I believe U of T’s meal plan system is broken: the declining-balance model leaves too many students with non-refundable dining dollars. Reforms such as the All-You-Care-To-Eat (AYCTE) model are an improvement, but still fall short of achieving equity and sustainability. Beginning in first year, these issues compound, leading to increased food waste and reduced trust in the institution.
The first-year transition and institutional dependence
From my experience, which is shared by many first-year students from outside the GTA, the idea of moving to a new city is daunting. In light of this, the university offers multiple resources to ensure a smooth transition to adulthood in a new environment.
While I believe social life is undoubtedly one of the most critical tenets of university life, finances often serve as an ominous overseer of a student’s life. Given that Toronto’s rental prices are unaffordable for many students, first-year students may opt to live in residence as an affordable, reliable way to secure housing for the school year.
Yet while on-campus residences offer lower-than-average rents, the cost is often offset by meal plans. As most residences, except Woodsworth and Innis College, require them, these plans can set students back as much as $7,625 a year.
For students, this can leave them with a lot of leftover meal plan money, with no way to make good use of their meal plan dollars at the end of the year. Many are left with hundreds, if not thousands, of expiring dollars that otherwise could have paid for rent, enabled a night out with friends, or, if you’re anything like me, bought another iced London fog from Starbucks.
AYCTE: A partial fix that creates new problems
With the widespread end-of-year surpluses, some residences such as CampusOne have transitioned from the former declining balance system to an AYCTE system, in which students are given a set number of “swipes” per week to select items from the meal hall.
At face value, this addresses the equity issue of paying an upfront cost that is unused by year-end. Yet it is problematic for several groups of students: those with chaotic schedules who may be unable to use all their swipes; those who experience decision inertia and skip meals early in the week out of fear of running out later; and those who burn through their swipes at the start of the week. These issues are overtly compounded by the fact that unused meal swipes do not carry over into subsequent weeks, leading to similar issues as the declining balance system.
I believe that planning ahead is necessary, but a system that requires 18-year-olds to plan their meals perfectly to avoid losing thousands of dollars is poorly designed. Systems ought to be evaluated on typical use, rather than idealized behaviour. In such a case, there must be a way to ensure that all students are treated equitably.
What solutions are on the table?
There are obvious ones: allowing for full refunds, rollovers, and complete transfers to Flex Dollars. The latter encourages students to explore more on-campus dining options (validating my love for Tortillas Cantina), reducing potential food waste and easing disgruntlement over unused balances.
Alternatively, enabling payments in smaller intervals (e.g., monthly payments) eases the burden of a substantial upfront payment for many students. Allowing incremental payments creates a system that allows students to use their meal plan dollars by the end of their fourth year, even if they lived in residence for only one year.

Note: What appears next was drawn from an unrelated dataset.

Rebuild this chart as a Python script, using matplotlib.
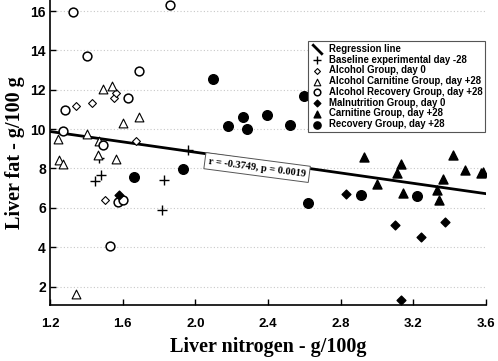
import numpy as np
import matplotlib
matplotlib.use('Agg')
import matplotlib.pyplot as plt
from matplotlib.path import Path

# data (liver nitrogen, liver fat)
baseline_x = [1.471, 1.481, 1.449, 1.829, 1.815, 1.961]
baseline_y = [8.51, 7.65, 7.36, 7.44, 5.87, 8.93]

alc0_x = [1.343, 1.431, 1.552, 1.563, 1.673, 1.504]
alc0_y = [11.19, 11.33, 11.58, 11.86, 9.42, 6.38]

alc_carn_x = [1.490, 1.541, 1.692, 1.600, 1.402, 1.244, 1.471, 1.251, 1.273, 1.462, 1.561, 1.343]
alc_carn_y = [12.04, 12.17, 10.62, 10.31, 9.76, 9.50, 9.40, 8.41, 8.25, 8.67, 8.46, 1.62]

alc_rec_x = [1.328, 1.402, 1.860, 1.692, 1.631, 1.281, 1.273, 1.490, 1.574, 1.603, 1.530]
alc_rec_y = [15.93, 13.69, 16.30, 12.93, 11.58, 10.95, 9.92, 9.18, 6.28, 6.38, 4.07]

maln_x = [1.581, 2.827, 3.100, 3.242, 3.372, 3.132]
maln_y = [6.65, 6.68, 5.15, 4.54, 5.27, 1.30]

carn_x = [2.930, 2.998, 3.130, 3.108, 3.141, 3.361, 3.332, 3.339, 3.419, 3.482, 3.574, 3.581]
carn_y = [8.56, 7.22, 8.22, 7.76, 6.77, 7.48, 6.89, 6.42, 8.69, 7.93, 7.78, 7.81]

rec_x = [1.662, 1.930, 2.099, 2.600, 2.393, 2.260, 2.181, 2.283, 2.521, 2.622, 2.910, 3.222]
rec_y = [7.58, 7.98, 12.56, 11.70, 10.73, 10.60, 10.14, 10.01, 10.19, 6.26, 6.63, 6.60]

# regression line end points
reg_x = [1.2, 3.6]
reg_y = [9.88, 6.72]

x_ticks = [1.2, 1.6, 2.0, 2.4, 2.8, 3.2, 3.6]
y_ticks = [2, 4, 6, 8, 10, 12, 14, 16]

fig = plt.figure(figsize=(4.98, 3.61), dpi=100)
ax = fig.add_axes([0.1004, 0.1543, 0.8755, 0.8457])

ax.set_xlim(1.2, 3.6)
ax.set_ylim(1.05, 16.56)

ax.yaxis.grid(True, linestyle=(0, (1, 2)), color='#c8c8c8', linewidth=0.8)
ax.set_axisbelow(True)

slash = Path([(-1, 1), (1, -1)], [Path.MOVETO, Path.LINETO])

ax.plot(reg_x, reg_y, color='black', lw=2, zorder=2)
ax.plot([], [], color='black', linestyle='none', marker=slash, markersize=10,
        markeredgewidth=2, label='Regression line')

ax.scatter(baseline_x, baseline_y, marker='+', s=50, c='black', linewidths=1,
           label='Baseline experimental day -28', zorder=3)
ax.scatter(alc0_x, alc0_y, marker='D', s=16, facecolors='white', edgecolors='black',
           linewidths=0.8, label='Alcohol Group, day 0', zorder=3)
ax.scatter(alc_carn_x, alc_carn_y, marker='^', s=40, facecolors='white', edgecolors='black',
           linewidths=0.8, label='Alcohol Carnitine Group, day +28', zorder=3)
ax.scatter(alc_rec_x, alc_rec_y, marker='o', s=40, facecolors='white', edgecolors='black',
           linewidths=1.1, label='Alcohol Recovery Group, day +28', zorder=3)
ax.scatter(maln_x, maln_y, marker='D', s=20, c='black',
           label='Malnutrition Group, day 0', zorder=3)
ax.scatter(carn_x, carn_y, marker='^', s=42, c='black',
           label='Carnitine Group, day +28', zorder=3)
ax.scatter(rec_x, rec_y, marker='o', s=48, c='black',
           label='Recovery Group, day +28', zorder=3)

ax.text(2.34, 8.05, 'r = -0.3749, p = 0.0019', family='Liberation Serif', fontweight='bold',
        fontsize=7.5, rotation=-7.5, ha='center', va='center', zorder=4,
        bbox=dict(boxstyle='square,pad=0.35', facecolor='white', edgecolor='#555555', linewidth=0.7))

for side in ['top', 'right']:
    ax.spines[side].set_visible(False)
ax.spines['left'].set_linewidth(1.2)
ax.spines['bottom'].set_linewidth(1.2)

ax.set_xticks(x_ticks)
ax.set_xticklabels(['%.1f' % v for v in x_ticks])
ax.set_yticks(y_ticks)
ax.tick_params(direction='in', length=4, width=1)
for lab in ax.get_xticklabels():
    lab.set_family('Liberation Sans')
    lab.set_fontweight('bold')
    lab.set_fontsize(9.5)
for lab in ax.get_yticklabels():
    lab.set_family('Liberation Sans')
    lab.set_fontweight('bold')
    lab.set_fontsize(10)
ax.tick_params(axis='x', pad=9)
ax.tick_params(axis='y', pad=3)

ax.set_xlabel('Liver nitrogen - g/100g', family='Liberation Serif', fontweight='bold',
              fontsize=14.5, labelpad=5)
ax.set_ylabel('Liver fat - g/100 g', family='Liberation Serif', fontweight='bold',
              fontsize=14.5, labelpad=4)

leg = ax.legend(loc='upper right', bbox_to_anchor=(485 / 498, 1 - 41 / 361),
                bbox_transform=fig.transFigure, frameon=True, fancybox=False,
                edgecolor='#555555', framealpha=1, borderpad=0.3, labelspacing=0.08,
                handlelength=1.3, handletextpad=0.5, borderaxespad=0, markerscale=0.75,
                prop={'family': 'Liberation Sans', 'weight': 'bold', 'size': 6.9})
leg.get_frame().set_linewidth(0.8)

fig.savefig('out.png', dpi=100)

The biggest concern is institutional resistance. Despite some residences allowing rollovers into Flex Dollars, for others, mandatory meal plans are a predictable revenue stream, and large-scale refunds or rollovers would remove this source of revenue. If enabling refunds, transfers, and rollovers is impossible, the university must consider the issue of sustainability in terms of food waste.
Sustainability without transparency
U of T ranked second in the world in the latest QS sustainability rankings and has made it clear that they value sustainability. Moreover, the university has taken on initiatives that further rectify the issue of food waste. Yet, I don’t believe this is conveyed clearly to those on the meal plans.
Of course, these projects remain laudable in their own right. Yet, combined with the above mentioned issues of food waste not being actively dealt with sustainably, the university particularly lacks in advertising ways students can charitably use their meal dollars.
One student took to the University of Toronto’s Reddit page, asking what they could do with their excess money. Another post had a plurality of differing opinions on what to do with the excess money, such as purchasing snacks in bulk. In short, it seems that the issue students deal with is that these sustainability initiatives are being implemented solely within the kitchen, and aren’t considering the student experience.
Making sustainability actionable
At the end of the day, meal plan issues are not a minor inconvenience. They are a core facet of how students experience two key tenets of life at U of T: affordability and sustainability. A system that predictably produces surplus whilst denying students meaningful ways to ensure equilibrium breaks those two tenets.
Ultimately, to best safeguard these ideals, the meal plan system needs reform, whether it be through direct fiduciary means or through the university’s sustainability actions.
Russell Adler is a second-year undergraduate student double-majoring in bioethics and environmental ethics at the University of Toronto.